= Shalishah =

Shalishah (Note: In 1 Samuel 9:4, the King James Version spells the name Shalisha.) or Baal-Shalisha (בַּעַל שָׁלִשָׁה) is a place mentioned in the Book of Kings (2 Kings 4:42) and the Talmud (Sanhedrin 12a).

Baal-Shalisha is translated as "lord or master of three things", or "the third idol, the third husband; or, that governs or presides over three" (Baal=lord/master; Shalisha="three things", "third", or "three"). This ancient place name is thought to be preserved in the Arabic name of the modern village of Kafr Thulth. The Greek Septuagint (LXX) calls the same place in 2 Kings 4:32 by the name Beit Sarisa (Βαιθσαρισα).

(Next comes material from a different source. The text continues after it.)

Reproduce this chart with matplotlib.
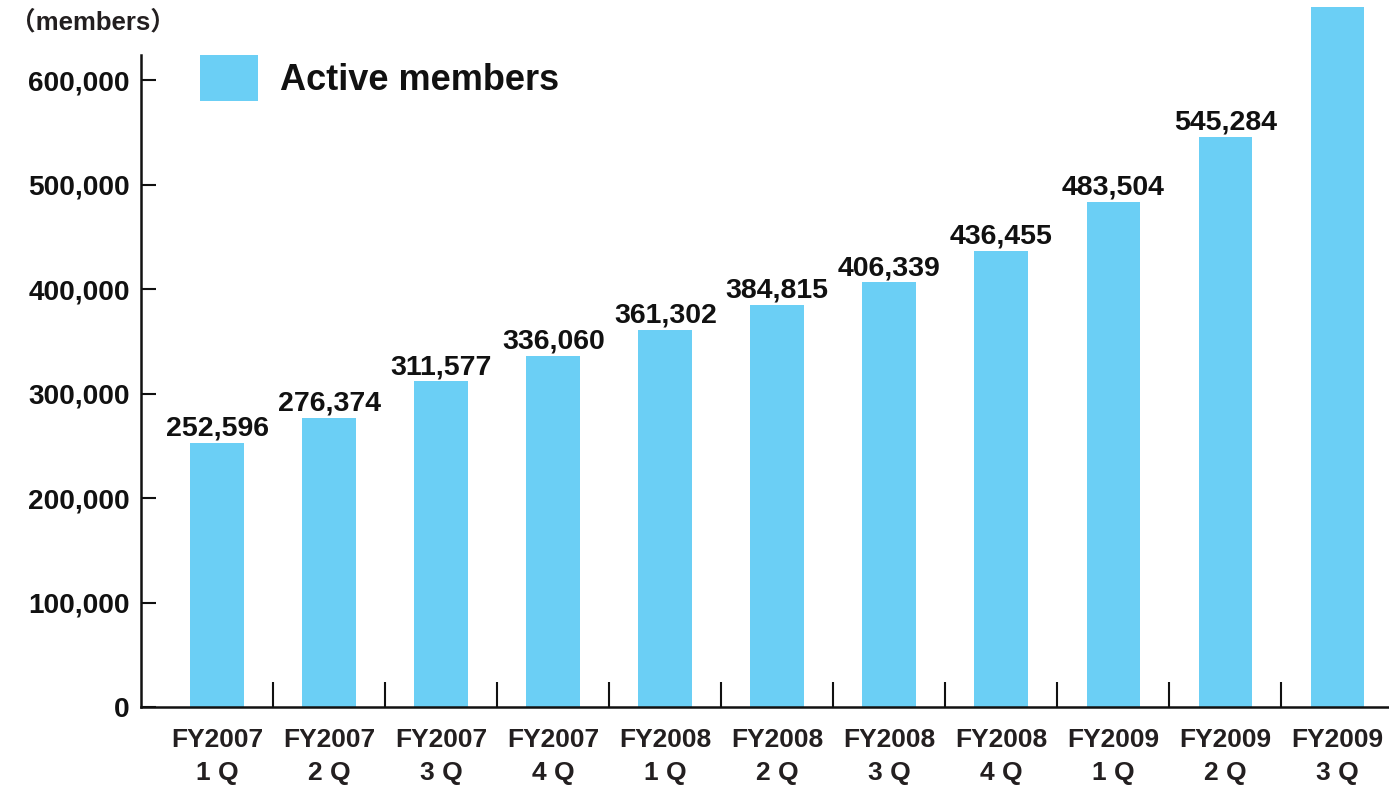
import matplotlib
matplotlib.use("Agg")
import matplotlib.pyplot as plt
from matplotlib.ticker import FuncFormatter

plt.rcParams['font.family'] = ['Liberation Sans', 'DejaVu Sans']

quarters = ["FY2007\n1 Q", "FY2007\n2 Q", "FY2007\n3 Q", "FY2007\n4 Q",
            "FY2008\n1 Q", "FY2008\n2 Q", "FY2008\n3 Q", "FY2008\n4 Q",
            "FY2009\n1 Q", "FY2009\n2 Q", "FY2009\n3 Q"]
active_members = [252596, 276374, 311577, 336060, 361302, 384815,
                  406339, 436455, 483504, 545284, 690000]
value_labels = ["252,596", "276,374", "311,577", "336,060", "361,302", "384,815",
                "406,339", "436,455", "483,504", "545,284", ""]
y_ticks = [0, 100000, 200000, 300000, 400000, 500000, 600000]

BAR = "#6bcff5"
INK = "#111111"
GREY = "#231f20"

fig = plt.figure(figsize=(13.89, 7.85), dpi=100)
ax = fig.add_axes([141 / 1389, 78 / 785, 1 - 141 / 1389, 700 / 785])

x = list(range(len(quarters)))
bars = ax.bar(x, active_members, width=0.48, color=BAR, label="Active members", zorder=2)

for xi, v, lab in zip(x, active_members, value_labels):
    if lab:
        ax.annotate(lab, (xi, v), xytext=(0, 1), textcoords="offset points",
                    ha="center", va="bottom", fontsize=20.5, fontweight="bold",
                    color=INK)

ax.set_xlim(-0.68, 10.46)
ax.set_ylim(0, 670000)

for s in ("top", "right"):
    ax.spines[s].set_visible(False)
ax.spines["left"].set_bounds(0, 624000)
for s in ("left", "bottom"):
    ax.spines[s].set_linewidth(1.8)
    ax.spines[s].set_color(INK)

ax.set_yticks(y_ticks)
ax.yaxis.set_major_formatter(FuncFormatter(lambda v, p: f"{int(v):,}"))
ax.tick_params(axis="y", direction="in", length=11, width=1.5, pad=8,
               labelsize=20.2, colors=INK)
for t in ax.get_yticklabels():
    t.set_fontweight("bold")

# category boundaries as inward ticks, labels centred under bars
ax.set_xticks([i + 0.5 for i in range(len(quarters) - 1)])
ax.set_xticklabels([])
ax.tick_params(axis="x", which="major", direction="in", length=18, width=1.5, color=INK)
ax.set_xticks(x, minor=True)
ax.set_xticklabels(quarters, minor=True)
ax.tick_params(axis="x", which="minor", length=0, pad=15, labelsize=19, labelcolor=GREY)
for t in ax.get_xticklabels(minor=True):
    t.set_fontweight("bold")
    t.set_linespacing(1.5)

fig.text(10 / 1389, 1 - 22 / 785, "\uff08members\uff09", fontsize=18.5, fontweight="bold",
         color=GREY, ha="left", va="center",
         family=["Liberation Sans", "Noto Sans CJK JP", "DejaVu Sans"])

leg = ax.legend(handles=[bars], loc="upper left",
                bbox_to_anchor=(59 / 1248, 652 / 700), frameon=False,
                prop={"weight": "bold", "size": 26},
                handlelength=1.6, handleheight=1.6, handletextpad=0.62,
                borderpad=0, borderaxespad=0)
for t in leg.get_texts():
    t.set_color(INK)

fig.savefig("out.png", dpi=100)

According to Eusebius and Jerome, Baal-Shalisha was located 15 (Roman) miles north of Diospolis (Lydda). Eusebius identified it with Baithsarisa, the ancient Biblical village believed to have been located 3.5 mi to the south of Kafr Thulth at a site known in modern times as Khirbat Sirisya (now Serisiyyah, a ruin located west of Mount Ephraim). Another possibility is Khurbet Kefr Thulth (with Arabic Thulth comparable to the Hebrew Shalisha) which is roughly northeast of there. The Jerusalem Talmud (Sanhedrin 1:2) identifies it as the earliest place each year for fruits to ripen.